Spotlight: Marvelously acted and ridiculously fun considering the dark story being spotlighted. Solid movie. I’m a sucker for investigative reporting plots. Today the article/listicle would read, “Ten Shocking Things Only Priests Can Get Away With.” Yeah, they’d end that headline with a preposition. I was riveted, delighted and appalled.

The Mend: Positively Danish, this movie. I expected a Mads Mikkelsen cameo.

Ex Machina: Brendan Gleeson’s kid has certainly found a niche, hasn’t he? Sci Fi dystopian weirdness. I’m embarrassed to be discovering Oscar Isaac so late. I’m more than a little in love with Alicia Vikander. Impressive directorial debut, Mr.
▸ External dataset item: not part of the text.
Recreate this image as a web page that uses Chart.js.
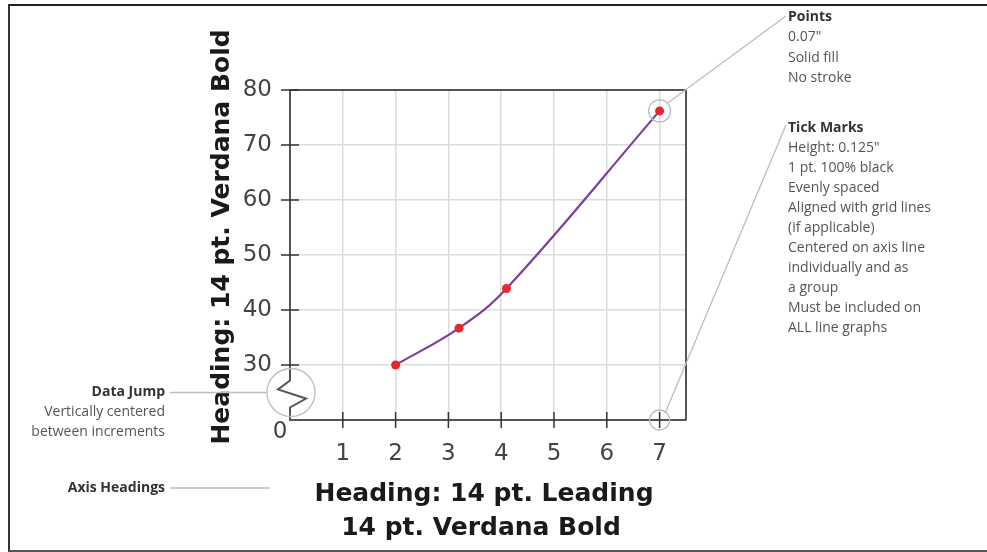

Garland. I can’t put words around how this film affected me. I live in the Silicon Valley. To understand the Silicon Valley you need only watch HBO’s documentary series, Silicon Valley. The hubris of Ex Machina’s tech genius is similarly all too real to me. This guy exists. And no one is going to punch him in the face. Why will no one punch him in the face?

The Big Short: I’m boring myself again. I promised I’d write something. I wrote something. I’ll write more things, but not tonight. No coherence for the wicked. That’s a lovely hat you’re wearing.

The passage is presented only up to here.